Response: According to the Reviewer’s suggestion, we have added the frequency of the sine signal in the figure caption. All modifications have been highlighted in red.

Comment 9: Page 15 Figure 13: Explain what is seen in Figure, by putting description in Figure. Is there on the left side of Figure 13 (a,b) is glass from glass slide, and is there on the right side of Figure 13(a,b) is water?

Response: According to the Reviewer’s suggestion, we have put description in the figure caption.

Besides, the left side of Fig. 13 is glass and the right side is water.

Comment 10: Page 15 Line 389 to 394 and Figure 14: Explain: What means grasping at bandwidth of 20Hz or at 40 Hz? Sine with frequency 20Hz has a period of 50 ms. Is it possible for a human to move in such a short time the microgripper forward to grasp a cell? At 40 Hz the period is even shorter.

Response: The bandwidth of 20Hz represents that the microgripper can track the reference signals well within the frequencies of 20Hz, and simultaneously guarantee the firm and successful grasping of cells. When the frequencies of reference signals exceeds 20Hz, the tracking accuracy of the microgripper gets worse, and the amplitude of output gradually reduces, leading to the cell can not be grasped firmly and the success rate also becomes low. Once the frequencies exceeds 40Hz, the amplitude of output is suppressed severely, and the microgripper is totally unable to grasp the cell.

In our experiments, the microgripper does not need the operator to move it forward to grasp a cell, and the cells are pre-placed at the middle of the gripping jaws. Although the human can not achieve so fast movement, it is possible for automated robotics micromanipulation in the future. Thus, the developed microgripper has the potential for future applications of robotic cell micromanipulation.

Comment 11: Page 15 Figure 13: Zebrafish embryo is quite squeezed after the cell is gripped. Explain why.

Response: Since the cell is an elastic object, it is squeezed after gripped by the microgripper. In Fig. 13, we want to demonstrate the clamping and releasing performance of the microgripper without mechanical damage, so a relatively large step signal is applied to make the cell deformation more obvious.

Comment 12: Page 15 Provide images of successful grasping results using the microgripper for smaller biological cells, for instance cells with radius 50 μm (10 times smaller than zebrafish embryo).

Response: In this paper, zebrafish embryos are selected as samples to validate the performance of developed gripper, because they are a class of widely used cell models in biomedical fields.
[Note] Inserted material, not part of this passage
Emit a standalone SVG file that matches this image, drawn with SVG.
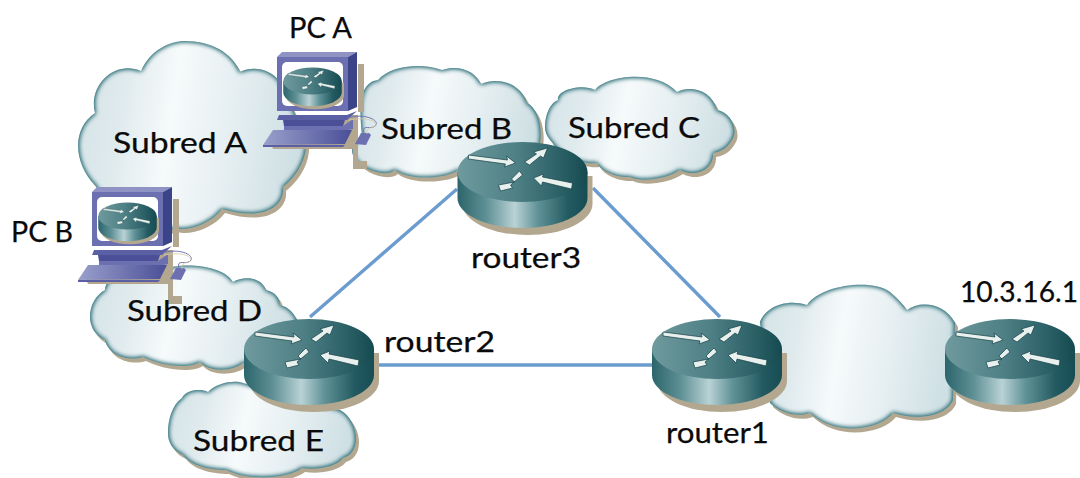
<svg xmlns="http://www.w3.org/2000/svg" xmlns:xlink="http://www.w3.org/1999/xlink" width="1080" height="478" viewBox="0 0 1080 478">
<style>
.cloud{fill:url(#cloudFill);filter:url(#cloudFx)}
.lbl{font-family:"Lato","Open Sans",sans-serif;font-size:29px;fill:#0a0a0a;stroke:#0a0a0a;stroke-width:.25}
.link{stroke:#6b9ccf;stroke-width:3.4;fill:none}
.arrow{fill:#e9f1ee;stroke:#123f45;stroke-width:.7}
</style>
<defs>
<linearGradient id="cloudFill" x1="0" y1="0" x2="1" y2="0.12">
<stop offset="0" stop-color="#d3e3e7"/><stop offset=".22" stop-color="#dfeaed"/><stop offset=".45" stop-color="#f6fafb"/><stop offset=".75" stop-color="#e3edf0"/><stop offset="1" stop-color="#cfe0e4"/>
</linearGradient>
<filter id="cloudFx" x="-10%" y="-10%" width="120%" height="120%" color-interpolation-filters="sRGB">
<feOffset in="SourceAlpha" dx="3" dy="4" result="o"/>
<feFlood flood-color="#b3a88f"/><feComposite in2="o" operator="in" result="shadow"/>
<feGaussianBlur in="SourceAlpha" stdDeviation="2.6" result="b"/>
<feComposite in="SourceAlpha" in2="b" operator="out" result="e"/>
<feFlood flood-color="#1f6670"/><feComposite in2="e" operator="in" result="edge"/>
<feMerge><feMergeNode in="shadow"/><feMergeNode in="SourceGraphic"/><feMergeNode in="edge"/><feMergeNode in="edge"/></feMerge>
</filter>
<linearGradient id="rTop" x1="0" y1="0" x2="1" y2="0">
<stop offset="0" stop-color="#6f9a9e"/><stop offset=".45" stop-color="#4e8085"/><stop offset=".8" stop-color="#2a5f66"/><stop offset="1" stop-color="#154a51"/>
</linearGradient>
<linearGradient id="rSide" x1="0" y1="0" x2="1" y2="0">
<stop offset="0" stop-color="#2b656b"/><stop offset=".22" stop-color="#5e9095"/><stop offset=".44" stop-color="#b9d2d5"/><stop offset=".62" stop-color="#5f9297"/><stop offset=".85" stop-color="#235a61"/><stop offset="1" stop-color="#174c53"/>
</linearGradient>
<linearGradient id="kb" x1="0" y1="0" x2="1" y2="0">
<stop offset="0" stop-color="#9aa0cb"/><stop offset="1" stop-color="#4a4f98"/>
</linearGradient>
<g id="router">
<path d="M-60 4V32A65 31 0 0 0 70 32V4Z" fill="#b3a88f"/>
<path d="M-65 0V26A65 30 0 0 0 65 26V0Z" fill="url(#rSide)"/>
<ellipse rx="65" ry="30" fill="url(#rTop)"/>
<path class="arrow" d="M-54 -17L-15 -12L-16 -16L-7 -9L-18 -5L-17 -8L-54 -13Z"/>
<path class="arrow" d="M2 -10L14 -18L11 -20L25 -24L21 -14L18 -16L7 -7Z"/>
<path class="arrow" d="M50 11L20 5L21 2L11 6L19 14L20 10L49 17Z"/>
<path class="arrow" d="M-3 -1L-11 7L-8 10L-24 13L-22 19L-10 16L-12 13L0 3Z"/>
</g>
<g id="pc">
<path d="M14 58H81V104H90V112H76V92H14Z" fill="#b3a88f" transform="translate(0,0)"/>
<path d="M81 7H87V55H81Z" fill="#b3a88f"/>
<path d="M-8 82H62L67 92H-4Z" fill="#b3a88f"/>
<path d="M0 0L5 -5H80L71 0Z" fill="#8e93c4"/>
<path d="M71 0L80 -5V50L71 54Z" fill="#3c4489"/>
<rect width="71" height="54" fill="#6c70b0"/>
<rect x="5" y="5" width="61" height="44" rx="5" fill="#fff"/>
<path d="M2 58L0 63H70L80 54L70 58Z" fill="#5b5fa4"/>
<path d="M6 63H68L66 69H7Z" fill="#4a4f98"/>
<path d="M7 69H66L76 62V72L66 74H7Z" fill="#6c70b0"/>
<path d="M-14 88L-4 73H75L68 87Z" fill="url(#kb)"/>
<path d="M-14 88H68L66 90H-14Z" fill="#5b5fa4"/>
<path d="M78 87L84 76H92L94 78L89 88Z" fill="#6c70b0"/>
<path d="M71 61C85 56 102 62 99 68C95 74 84 66 87 76" fill="none" stroke="#7276b5" stroke-width="1"/>
<path d="M72 63C88 60 97 63 99 67C101 72 88 68 90 77" fill="none" stroke="#d8c9a8" stroke-width=".8"/>
</g>
</defs>
<rect width="1080" height="478" fill="#fff"/>

<g id="subred-a"><path class="cloud" d="M141 71C150 50 170 41 185 41C210 41 232 52 240 72C252 66 270 68 280 82L300 125C310 135 310 165 283 187C285 205 265 222 222 209C210 225 185 232 175 228C160 235 120 225 95 185C75 165 70 130 95 113C88 85 115 60 141 71Z"/></g>
<g id="subred-b"><path class="cloud" d="M362 135C358 100 362 82 378 80C390 66 420 62 442 70C460 64 476 72 481 84C500 76 522 85 527 103C542 110 547 145 530 165C520 182 480 175 458 170C450 178 410 182 395 170C385 178 360 170 353 155C350 148 355 140 362 135Z"/></g>
<g id="subred-c"><path class="cloud" d="M545 127C545 115 550 103 558 100C556 90 582 83 595 90C605 76 655 68 677 92C690 85 712 90 717 110C730 112 738 128 733 138C728 148 720 152 713 153C714 170 695 178 680 170C665 180 640 182 630 177C615 178 600 170 597 163C580 165 560 155 552 142C548 138 545 133 545 127Z"/></g>
<g id="subred-d"><path class="cloud" d="M90 317C90 305 96 295 105 290C105 275 140 262 160 272C170 262 222 262 233 282C245 275 262 278 266 290C275 292 280 298 280 305C288 307 293 312 297 320L290 360L243 363C232 372 208 372 200 362C188 370 158 365 143 357C128 362 108 355 105 340C95 336 90 326 90 317Z"/></g>
<g id="subred-e"><path class="cloud" d="M168 433C168 420 172 405 182 398C186 390 200 388 208 392C218 382 235 380 243 383L340 410C350 415 356 428 356 438C356 450 350 456 343 458C335 468 315 470 302 468C290 478 250 482 226 470C208 470 190 465 183 455C172 450 168 442 168 433Z"/></g>
<g id="cloud-wan"><path class="cloud" d="M760 322C765 308 785 298 807 305C820 285 872 278 890 292C897 298 903 304 907 310C920 300 945 303 955 323L953 400C945 418 915 420 893 413C880 430 835 437 810 413C795 418 780 412 770 403Z"/></g>

<g id="connectors">
<line class="link" x1="457" y1="189" x2="310" y2="317"/>
<line class="link" x1="593" y1="188" x2="720" y2="317"/>
<line class="link" x1="376" y1="365" x2="653" y2="365"/>
</g>

<g id="router3"><use href="#router" xlink:href="#router" x="522.5" y="172"/></g>
<g id="router2"><use href="#router" xlink:href="#router" x="309" y="349"/></g>
<g id="router1"><use href="#router" xlink:href="#router" x="717" y="349"/></g>
<g id="router4"><use href="#router" xlink:href="#router" x="1010" y="349"/></g>

<g id="pc-a"><g transform="translate(277,57)"><use href="#pc" xlink:href="#pc"/><use href="#router" xlink:href="#router" transform="translate(35.5,24) scale(.45)"/></g></g>
<g id="pc-b"><g transform="translate(92,192)"><use href="#pc" xlink:href="#pc"/><use href="#router" xlink:href="#router" transform="translate(35.5,24) scale(.45)"/></g></g>

<g id="labels">
<text class="lbl" x="289" y="38" textLength="63" lengthAdjust="spacingAndGlyphs">PC A</text>
<text class="lbl" x="11" y="242" textLength="62" lengthAdjust="spacingAndGlyphs">PC B</text>
<text class="lbl" x="113" y="153" textLength="134" lengthAdjust="spacingAndGlyphs">Subred A</text>
<text class="lbl" x="381" y="139" textLength="131" lengthAdjust="spacingAndGlyphs">Subred B</text>
<text class="lbl" x="568" y="138" textLength="132" lengthAdjust="spacingAndGlyphs">Subred C</text>
<text class="lbl" x="127" y="321" textLength="135" lengthAdjust="spacingAndGlyphs">Subred D</text>
<text class="lbl" x="193" y="451" textLength="131" lengthAdjust="spacingAndGlyphs">Subred E</text>
<text class="lbl" x="471" y="268" textLength="110" lengthAdjust="spacingAndGlyphs">router3</text>
<text class="lbl" x="384" y="352" textLength="111" lengthAdjust="spacingAndGlyphs">router2</text>
<text class="lbl" x="666" y="443" textLength="103" lengthAdjust="spacingAndGlyphs">router1</text>
<text class="lbl" x="960" y="302" textLength="118" lengthAdjust="spacingAndGlyphs">10.3.16.1</text>
</g>
</svg>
It is a very kind suggestion for us to use the microgripper to grasp smaller cells. But, under the current experimental conditions we have, it is unavailable for us to obtain smaller biological cells with radius 50 um. In fact, from the experimental results, it is obviously found that the microgripper is effective for cell micromanipulation, and we believe that it is also possible to successfully grasp smaller cells thanks to the sufficient clamping stroke of 2180 um.

Comment 13: Page 16 Table 2: Add microgripper weight into the Table 2 where it is available. When a microgripper is attached to the robot the weight of the gripper represents load of a robot and therefore it is important that microgripper is as light as possible. I assume cell (zebrafish embryo) weight is negligible in comparison to microgripper weight.

Response: Thanks for the Reviewer’s kind suggestion. The total weight of our developed microgripper is about 123.8 g. According to the Guest Editor’s suggestion, we deleted the Table 2. To make it more clear, we have added the weight information of the gripper in the experimental setup.